Donald Trump, the 45th president of the United States, addressed The Danbury Institute and attendees of the Life & Liberty Forum, expressing gratitude for their support and devotion to God and country. He highlighted his administration's accomplishments, asserting, "We've done things that nobody thought were possible to have gotten done."

Trump emphasized the critical importance of collective action in these challenging times, urging attendees, "We can't afford to have anyone sit on the sidelines. Now is the time for us to all pull together and to stand up for our values and for our freedoms."

Trump strongly criticized the Democratic Party, stating, “They're against religion. They're against your religion in particular."

He called on religious leaders to mobilize their congregations to vote, emphasizing the need to defend religious liberty, free speech, innocent life, and America's heritage.
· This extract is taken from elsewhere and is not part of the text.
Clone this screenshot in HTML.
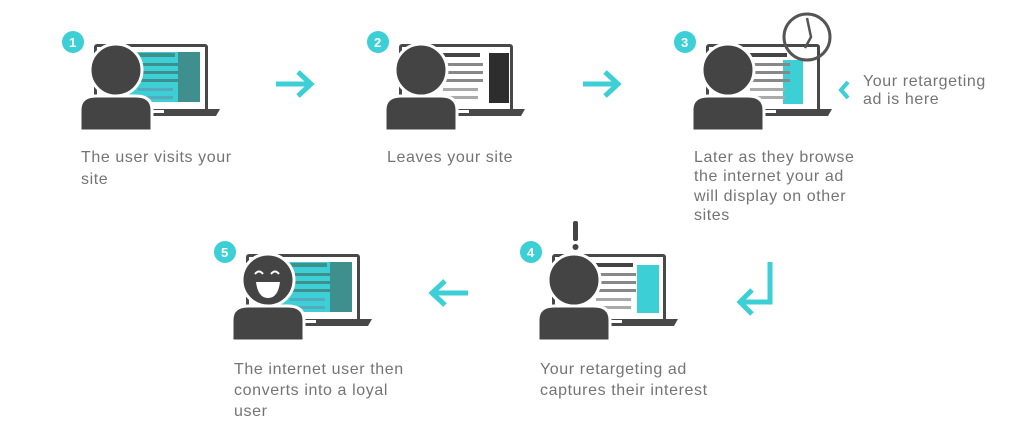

Trump concluded with a message of solidarity, promising, "I'll be with you side by side," and encouraging everyone to vote to ensure a strong future for the nation.


The Life & Liberty Forum successfully met its goal of educating and mobilizing pastors and church leaders to engage more actively in the nation's self-governance. The forum provided valuable insights and practical tools for addressing the pressing issues of our time, emphasizing the critical role of the church in shaping the future of America.

As attendees departed, the message was clear: now is the time for churches to rise and stand boldly for truth, guided by a biblical worldview. The Danbury Institute’s commitment to equipping churches for this mission is poised to make a significant impact on the nation's cultural and political landscape.

“We are stronger together,” Colter concluded. “Together, we can change the course of our country for the better, grounded in the unchanging truth of God’s Word.”